There have even been a couple of prominent commentators that have proposed that the referees in Roscommon should go much further and refuse to officiate again this year, just to underline how vital they are and how abhorrently they are treated.

But as well-meaning as such a sentiment and suggestion is, that would be leaving the rest of us off too lightly and treating the players of Roscommon too harshly.

An incident like that could have happened in any county. It could happen in any county.

What would be a far more reasonable and powerful gesture would be if for one weekend there was a national freeze on games for us to realise and appreciate the humanity and value of our referees.

Last weekend was not that weekend. Instead everywhere outside Roscommon the players continued to play and the rest of us were free to go.

So, after hearing and reading all about the Ballyforan incident and no doubt being suitably appalled, how did we carry on? Did you still give out about the referee at the game you took in, within earshot of others and even the ref himself?

Me too.

I can’t say I was abusive. The couple of occasions I found myself highlighting or bemoaning a wrong decision he had made – for they were the wrong decision, my vantage point being better and unhindered compared to his – it was the call, not the man, I was criticising.

It should also be pointed out that both sets of players and management teams were generally very respectful towards the ref and his fellow officials throughout the game, for all the times their respective supporters would have occasionally questioned or berated a call.

But still I should have been better. I should have known better.

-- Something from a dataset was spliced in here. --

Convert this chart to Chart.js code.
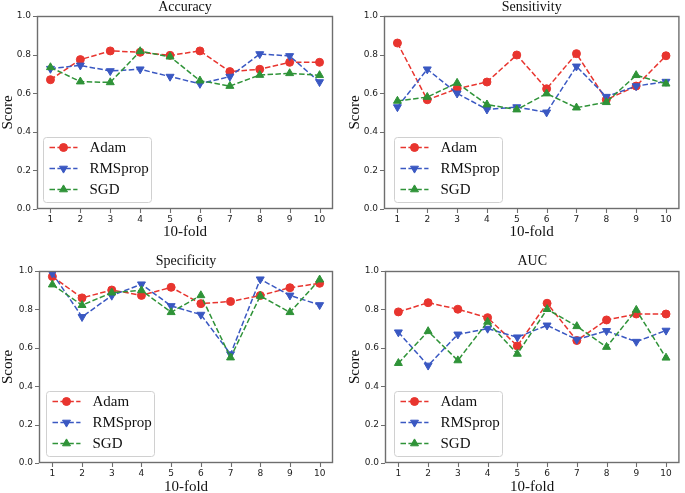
<!DOCTYPE html>
<html>
<head>
<meta charset="utf-8">
<script src="https://cdn.jsdelivr.net/npm/chart.js@4.4.1/dist/chart.umd.min.js"></script>
<style>
  body { margin: 0; background: #fff; width: 685px; height: 493px; position: relative; overflow: hidden; }
  .panel { position: absolute; }
</style>
</head>
<body>
<div class="panel" style="left:0;top:0;width:340px;height:245px"><canvas id="acc"></canvas></div>
<div class="panel" style="left:340px;top:0;width:345px;height:245px"><canvas id="sens"></canvas></div>
<div class="panel" style="left:0;top:245px;width:340px;height:248px"><canvas id="spec"></canvas></div>
<div class="panel" style="left:340px;top:245px;width:345px;height:248px"><canvas id="auc"></canvas></div>
<script>
const folds = [1, 2, 3, 4, 5, 6, 7, 8, 9, 10]
const optimizers = ["Adam", "RMSprop", "SGD"]
const yTicks = [0, 0.2, 0.4, 0.6, 0.8, 1.0]

const accAdam    = [0.670, 0.774, 0.819, 0.812, 0.796, 0.819, 0.712, 0.724, 0.760, 0.760]
const accRMSprop = [0.727, 0.744, 0.715, 0.724, 0.686, 0.649, 0.686, 0.803, 0.793, 0.658]
const accSGD     = [0.734, 0.660, 0.656, 0.817, 0.789, 0.665, 0.637, 0.694, 0.703, 0.693]

const sensAdam    = [0.860, 0.566, 0.623, 0.658, 0.798, 0.623, 0.805, 0.566, 0.637, 0.794]
const sensRMSprop = [0.528, 0.724, 0.599, 0.516, 0.528, 0.501, 0.739, 0.582, 0.637, 0.660]
const sensSGD     = [0.560, 0.580, 0.653, 0.541, 0.515, 0.598, 0.525, 0.553, 0.693, 0.649]

const specAdam    = [0.971, 0.860, 0.901, 0.873, 0.915, 0.830, 0.841, 0.872, 0.913, 0.936]
const specRMSprop = [0.988, 0.761, 0.872, 0.931, 0.818, 0.773, 0.567, 0.957, 0.873, 0.823]
const specSGD     = [0.929, 0.822, 0.887, 0.899, 0.785, 0.873, 0.549, 0.870, 0.785, 0.955]

const aucAdam    = [0.787, 0.835, 0.801, 0.757, 0.610, 0.832, 0.638, 0.745, 0.776, 0.776]
const aucRMSprop = [0.681, 0.508, 0.670, 0.700, 0.655, 0.717, 0.643, 0.688, 0.632, 0.690]
const aucSGD     = [0.520, 0.686, 0.534, 0.735, 0.568, 0.801, 0.712, 0.604, 0.797, 0.548]

const colors = ["#e8352f", "#3a58c2", "#2f9338"]
const markers = [
  { pointStyle: "circle", rotation: 0, radius: 4 },
  { pointStyle: "triangle", rotation: 180, radius: 4.6 },
  { pointStyle: "triangle", rotation: 0, radius: 4.6 }
]
const serif = "'Liberation Serif', 'DejaVu Serif', serif"
const sans = "'DejaVu Sans', sans-serif"
const spine = "#6e6e6e"

// frame, tick marks, title and the in-axes legend, drawn the matplotlib way
const panelDeco = {
  id: "panelDeco",
  afterDraw(chart, args, opts) {
    const ctx = chart.ctx
    const a = chart.chartArea
    const xs = chart.scales.x, ys = chart.scales.y
    ctx.save()
    ctx.setLineDash([])
    ctx.strokeStyle = spine
    ctx.lineWidth = 1.4
    ctx.strokeRect(a.left + 0.5, a.top + 0.5, a.right - a.left - 1, a.bottom - a.top - 1)
    ctx.lineWidth = 1.1
    ctx.beginPath()
    xs.ticks.forEach(tk => {
      const px = Math.round(xs.getPixelForValue(tk.value)) + 0.5
      ctx.moveTo(px, a.bottom)
      ctx.lineTo(px, a.bottom + 4)
    })
    ys.ticks.forEach(tk => {
      const py = Math.round(ys.getPixelForValue(tk.value)) + 0.5
      ctx.moveTo(a.left, py)
      ctx.lineTo(a.left - 4, py)
    })
    ctx.stroke()

    ctx.fillStyle = "#111"
    ctx.font = "14px " + serif
    ctx.textAlign = "center"
    ctx.textBaseline = "middle"
    ctx.fillText(opts.title, (a.left + a.right) / 2, a.top - opts.titleGap)

    // legend
    const bx = Math.round(a.left) + opts.legendDx + 0.5, bw = 108, bh = 65
    const by = Math.round(a.bottom) - opts.legendDy - bh + 0.5
    ctx.globalAlpha = 0.85
    ctx.fillStyle = "#fff"
    ctx.beginPath()
    ctx.moveTo(bx + 3, by)
    ctx.arcTo(bx + bw, by, bx + bw, by + bh, 3)
    ctx.arcTo(bx + bw, by + bh, bx, by + bh, 3)
    ctx.arcTo(bx, by + bh, bx, by, 3)
    ctx.arcTo(bx, by, bx + bw, by, 3)
    ctx.closePath()
    ctx.fill()
    ctx.globalAlpha = 1
    ctx.lineWidth = 1
    ctx.strokeStyle = "#d0d0d0"
    ctx.stroke()
    chart.data.datasets.forEach((ds, i) => {
      const yy = by + 10 + i * 21
      ctx.strokeStyle = ds.borderColor
      ctx.lineWidth = 1.5
      ctx.setLineDash([5.5, 2.4])
      ctx.beginPath()
      ctx.moveTo(bx + 6, yy)
      ctx.lineTo(bx + 34, yy)
      ctx.stroke()
      ctx.setLineDash([])
      ctx.fillStyle = ds.borderColor
      ctx.lineWidth = 1
      Chart.helpers.drawPoint(ctx, {
        pointStyle: ds.pointStyle, rotation: ds.rotation, radius: ds.pointRadius, borderWidth: 1
      }, bx + 20, yy)
      ctx.fillStyle = "#111"
      ctx.font = "15px " + serif
      ctx.textAlign = "left"
      ctx.fillText(ds.label, bx + 46, yy + 1)
    })
    ctx.restore()
  }
}
Chart.register(panelDeco)

function makePanel(id, title, series, box) {
  const W = box.w, H = box.h
  const datasets = optimizers.map((name, i) => ({
    label: name,
    data: folds.map((f, k) => ({ x: f, y: series[i][k] })),
    borderColor: colors[i],
    backgroundColor: colors[i],
    pointBackgroundColor: colors[i],
    pointBorderColor: colors[i],
    borderWidth: 1.5,
    borderDash: [5.5, 2.4],
    pointStyle: markers[i].pointStyle,
    rotation: markers[i].rotation,
    pointRadius: markers[i].radius,
    pointBorderWidth: 1,
    tension: 0,
    order: 3 - i
  }))
  new Chart(document.getElementById(id), {
    type: "line",
    data: { datasets },
    options: {
      responsive: true,
      maintainAspectRatio: false,
      animation: false,
      events: [],
      layout: { padding: { left: 0, top: box.top, right: W - box.right, bottom: 0 } },
      plugins: {
        legend: { display: false },
        tooltip: { enabled: false },
        panelDeco: { title, titleGap: box.titleGap, legendDx: box.legendDx, legendDy: box.legendDy }
      },
      scales: {
        x: {
          type: "linear", min: 0.55, max: 10.45,
          afterFit(s) { s.height = H - box.bottom },
          grid: { display: false, drawTicks: false },
          border: { display: false },
          ticks: { stepSize: 1, includeBounds: false, color: "#222", padding: 5, font: { family: sans, size: 9 } },
          title: { display: true, text: "10-fold", color: "#111", font: { family: serif, size: 15 }, padding: { top: 0, bottom: box.xTitlePad } }
        },
        y: {
          type: "linear", min: 0, max: 1,
          afterFit(s) { s.width = box.left },
          afterBuildTicks(s) { s.ticks = yTicks.map(v => ({ value: v })) },
          grid: { display: false, drawTicks: false },
          border: { display: false },
          ticks: { color: "#222", padding: 6, font: { family: sans, size: 9 }, callback: v => v.toFixed(1) },
          title: { display: true, text: "Score", color: "#111", font: { family: serif, size: 15 }, padding: { top: box.yTitlePad, bottom: 0 } }
        }
      }
    }
  })
}

makePanel("acc", "Accuracy", [accAdam, accRMSprop, accSGD],
  { w: 340, h: 245, left: 37, right: 333, top: 16, bottom: 209, titleGap: 9, legendDx: 6, legendDy: 7, xTitlePad: 4, yTitlePad: -1 })
makePanel("sens", "Sensitivity", [sensAdam, sensRMSprop, sensSGD],
  { w: 345, h: 245, left: 44, right: 343, top: 16, bottom: 209, titleGap: 9, legendDx: 10, legendDy: 7, xTitlePad: 4, yTitlePad: 6 })
makePanel("spec", "Specificity", [specAdam, specRMSprop, specSGD],
  { w: 340, h: 248, left: 39, right: 333, top: 26, bottom: 218, titleGap: 10, legendDx: 7, legendDy: 7, xTitlePad: -3, yTitlePad: -1 })
makePanel("auc", "AUC", [aucAdam, aucRMSprop, aucSGD],
  { w: 345, h: 248, left: 45, right: 343, top: 26, bottom: 218, titleGap: 10, legendDx: 9, legendDy: 7, xTitlePad: -3, yTitlePad: 6 })
</script>
</body>
</html>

After our side had lost by a couple of points – but still remained in the championship, in keeping with that uplifting national trend where everyone is ensured at least three group games and there’s all kinds of last-round permutations and calculations – my despondent young fella remarked, “We’d have won only for the ref.” And so I had to correct him, even though I was the same and only source where he could have come up with such a theory.

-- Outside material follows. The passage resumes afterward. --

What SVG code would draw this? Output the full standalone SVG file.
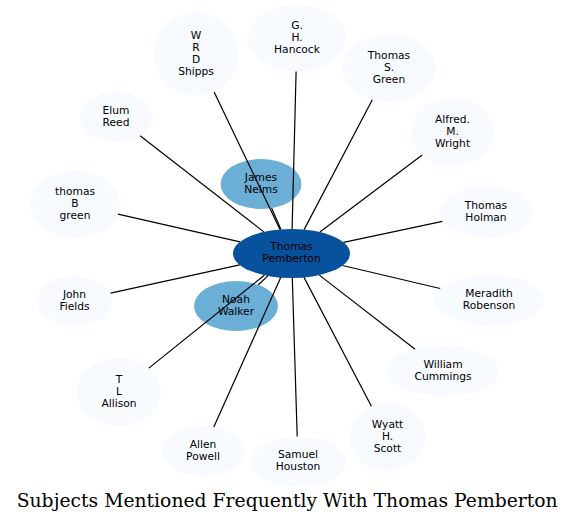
<svg xmlns="http://www.w3.org/2000/svg" width="575" height="522" viewBox="0 0 575 522">
<style>
.n ellipse{stroke:none}
.l{fill:#f7fbff}
.m{fill:#6baed6}
.d{fill:#08519c}
.n text{font-family:"DejaVu Sans","Liberation Sans",sans-serif;font-size:10.7px;text-anchor:middle;fill:#000}
#edges line{stroke:#000;stroke-width:1.2}
.title{font-family:"DejaVu Serif","Liberation Serif",serif;font-size:18.5px;text-anchor:middle;fill:#000}
</style>
<rect width="575" height="522" fill="#fff"/>
<g id="node-pemberton" class="n"><ellipse class="d" cx="291.5" cy="253.5" rx="58.5" ry="24.5"/><text x="291.5" y="250.3">Thomas</text><text x="291.5" y="262.3">Pemberton</text></g>
<g id="node-nelms" class="n"><ellipse class="m" cx="261" cy="184" rx="40.5" ry="25"/><text x="261" y="180.8">James</text><text x="261" y="192.8">Nelms</text></g>
<g id="node-walker" class="n"><ellipse class="m" cx="236" cy="306" rx="42" ry="25"/><text x="236" y="302.8">Noah</text><text x="236" y="314.8">Walker</text></g>
<g id="node-shipps" class="n"><ellipse class="l" cx="196" cy="54" rx="42" ry="42"/><text x="196" y="38.8">W</text><text x="196" y="50.8">R</text><text x="196" y="62.8">D</text><text x="196" y="74.8">Shipps</text></g>
<g id="node-hancock" class="n"><ellipse class="l" cx="297" cy="38" rx="49" ry="33.5"/><text x="297" y="28.8">G.</text><text x="297" y="40.8">H.</text><text x="297" y="52.8">Hancock</text></g>
<g id="node-tsgreen" class="n"><ellipse class="l" cx="389" cy="68" rx="47" ry="34"/><text x="389" y="58.8">Thomas</text><text x="389" y="70.8">S.</text><text x="389" y="82.8">Green</text></g>
<g id="node-wright" class="n"><ellipse class="l" cx="452.5" cy="132" rx="41" ry="34"/><text x="452.5" y="122.8">Alfred.</text><text x="452.5" y="134.8">M.</text><text x="452.5" y="146.8">Wright</text></g>
<g id="node-holman" class="n"><ellipse class="l" cx="486" cy="212" rx="47" ry="25"/><text x="486" y="208.8">Thomas</text><text x="486" y="220.8">Holman</text></g>
<g id="node-robenson" class="n"><ellipse class="l" cx="489" cy="300" rx="55" ry="25"/><text x="489" y="296.8">Meradith</text><text x="489" y="308.8">Robenson</text></g>
<g id="node-cummings" class="n"><ellipse class="l" cx="443" cy="371" rx="56" ry="25"/><text x="443" y="367.8">William</text><text x="443" y="379.8">Cummings</text></g>
<g id="node-scott" class="n"><ellipse class="l" cx="387.5" cy="437" rx="38" ry="34"/><text x="387.5" y="427.8">Wyatt</text><text x="387.5" y="439.8">H.</text><text x="387.5" y="451.8">Scott</text></g>
<g id="node-houston" class="n"><ellipse class="l" cx="298" cy="461.5" rx="48" ry="25"/><text x="298" y="458.3">Samuel</text><text x="298" y="470.3">Houston</text></g>
<g id="node-powell" class="n"><ellipse class="l" cx="203" cy="451" rx="41" ry="25"/><text x="203" y="447.8">Allen</text><text x="203" y="459.8">Powell</text></g>
<g id="node-allison" class="n"><ellipse class="l" cx="119" cy="392" rx="42" ry="34"/><text x="119" y="382.8">T</text><text x="119" y="394.8">L</text><text x="119" y="406.8">Allison</text></g>
<g id="node-fields" class="n"><ellipse class="l" cx="74.5" cy="301" rx="38" ry="25"/><text x="74.5" y="297.8">John</text><text x="74.5" y="309.8">Fields</text></g>
<g id="node-tbgreen" class="n"><ellipse class="l" cx="75" cy="204.5" rx="45" ry="33.5"/><text x="75" y="195.3">thomas</text><text x="75" y="207.3">B</text><text x="75" y="219.3">green</text></g>
<g id="node-reed" class="n"><ellipse class="l" cx="116" cy="117" rx="36.5" ry="25"/><text x="116" y="113.8">Elum</text><text x="116" y="125.8">Reed</text></g>
<g id="edges">
<line x1="280.0" y1="229.5" x2="214.1" y2="91.9"/>
<line x1="292.1" y1="229.0" x2="296.1" y2="71.5"/>
<line x1="304.1" y1="229.6" x2="372.3" y2="99.8"/>
<line x1="319.9" y1="232.1" x2="422.2" y2="154.9"/>
<line x1="343.6" y1="242.4" x2="442.4" y2="221.3"/>
<line x1="342.5" y1="265.5" x2="440.2" y2="288.5"/>
<line x1="319.3" y1="275.1" x2="415.1" y2="349.3"/>
<line x1="304.0" y1="277.4" x2="371.4" y2="406.2"/>
<line x1="292.3" y1="278.0" x2="297.2" y2="436.5"/>
<line x1="280.7" y1="277.6" x2="213.8" y2="426.9"/>
<line x1="264.4" y1="275.2" x2="148.8" y2="368.1"/>
<line x1="239.7" y1="264.8" x2="110.6" y2="293.1"/>
<line x1="240.0" y1="241.9" x2="118.0" y2="214.2"/>
<line x1="263.8" y1="231.9" x2="140.1" y2="135.8"/>
<line x1="280.9" y1="229.4" x2="271.6" y2="208.1"/>
<line x1="267.8" y1="275.9" x2="258.4" y2="284.8"/>
</g>
<text class="title" x="287.2" y="506.5" textLength="541" lengthAdjust="spacingAndGlyphs">Subjects Mentioned Frequently With Thomas Pemberton</text>
</svg>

No, buddy, the ref didn’t lose or cost us the game. He made a couple of wrong calls but everyone out there made at least a few mistakes. There was at least one call where he ruled in our favour when it should have gone the other way, though you wouldn’t have heard me shout about that one. He had a better game than a lot of our lads. That defeat is on our lads, no one else. They’ll just have to be better the next day.

So must we all.

The GAA could be doing so much more to help refs. What had particularly irked me was when our star player, who once used to be the star player of the county, was repeatedly fisted in the rib cage by an opponent while receiving one particular ball. Not only did he not receive a free in but a free was blown the other way when he was deemed to have fallen on and fouled the ball. 

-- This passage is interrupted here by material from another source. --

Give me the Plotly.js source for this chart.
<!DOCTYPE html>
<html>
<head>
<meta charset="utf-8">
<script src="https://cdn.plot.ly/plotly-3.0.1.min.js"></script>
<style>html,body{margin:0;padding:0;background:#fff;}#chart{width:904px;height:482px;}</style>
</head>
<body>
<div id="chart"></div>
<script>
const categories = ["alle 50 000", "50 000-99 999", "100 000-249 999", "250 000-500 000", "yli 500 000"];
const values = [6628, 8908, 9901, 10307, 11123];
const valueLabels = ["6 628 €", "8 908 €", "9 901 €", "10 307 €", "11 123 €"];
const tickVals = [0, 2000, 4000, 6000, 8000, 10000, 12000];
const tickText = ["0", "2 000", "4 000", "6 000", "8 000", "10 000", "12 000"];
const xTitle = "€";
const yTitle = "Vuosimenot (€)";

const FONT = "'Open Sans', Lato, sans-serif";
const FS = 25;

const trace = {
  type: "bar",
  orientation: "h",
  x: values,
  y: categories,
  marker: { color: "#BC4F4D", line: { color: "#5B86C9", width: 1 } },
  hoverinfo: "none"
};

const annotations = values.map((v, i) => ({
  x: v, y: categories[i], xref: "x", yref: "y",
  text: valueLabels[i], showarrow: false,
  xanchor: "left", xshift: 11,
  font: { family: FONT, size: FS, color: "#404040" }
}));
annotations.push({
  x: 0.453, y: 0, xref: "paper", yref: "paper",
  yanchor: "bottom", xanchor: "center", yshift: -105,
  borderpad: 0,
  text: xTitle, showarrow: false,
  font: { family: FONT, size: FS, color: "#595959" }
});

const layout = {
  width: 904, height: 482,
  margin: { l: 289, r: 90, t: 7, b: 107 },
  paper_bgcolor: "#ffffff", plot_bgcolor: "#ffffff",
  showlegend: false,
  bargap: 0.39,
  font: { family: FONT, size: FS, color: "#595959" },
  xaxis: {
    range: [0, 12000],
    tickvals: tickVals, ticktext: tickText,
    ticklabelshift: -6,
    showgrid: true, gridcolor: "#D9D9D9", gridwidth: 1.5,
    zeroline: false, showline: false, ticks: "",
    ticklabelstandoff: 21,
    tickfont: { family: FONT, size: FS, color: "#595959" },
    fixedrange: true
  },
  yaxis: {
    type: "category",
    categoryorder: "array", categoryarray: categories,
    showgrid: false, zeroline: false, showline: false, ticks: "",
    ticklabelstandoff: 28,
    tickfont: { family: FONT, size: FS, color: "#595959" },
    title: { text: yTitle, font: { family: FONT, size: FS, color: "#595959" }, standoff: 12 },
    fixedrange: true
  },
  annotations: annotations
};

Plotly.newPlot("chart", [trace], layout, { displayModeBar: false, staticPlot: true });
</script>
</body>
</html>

Tackling on the ball remains highly ambiguous within the sport, with a high tolerance for cheap hits on the man in possession, so there was a certain logic to my cries of “You can only fist the ball, not the man, ref!” On top of that, the linesman had a much better vantage point of that incident than the referee did, but he didn’t intervene. Linesmen need to be more proactive, and at inter-county level there should be at least a second referee, as there is in other sports played in much smaller playing areas.

At times too some refs could do more to help themselves and by extension their colleagues. Talk to the players, form a dialogue and connection with them as fellow partners in the dance, rather than haughtily dismissing genuine queries.

But above all, the rest of us can do better, including yours truly.

In a fine piece on the matter last Sunday, Shane McGrath of the Mail noted, “The right to criticise (referees) is not at issue here and the right to grumble about the ref killing their team is one for which even the most reasonable of supporters must sometimes reach.” 

But when we do grumble we’ve to ensure it’s not loud or vehement enough for my son’s generation to be another that is reared on thinking the refs are there to be blamed rather than thanked.

Without them, as they’re starting to learn in Roscommon, we’ll have no games the first Sunday in September or any other day.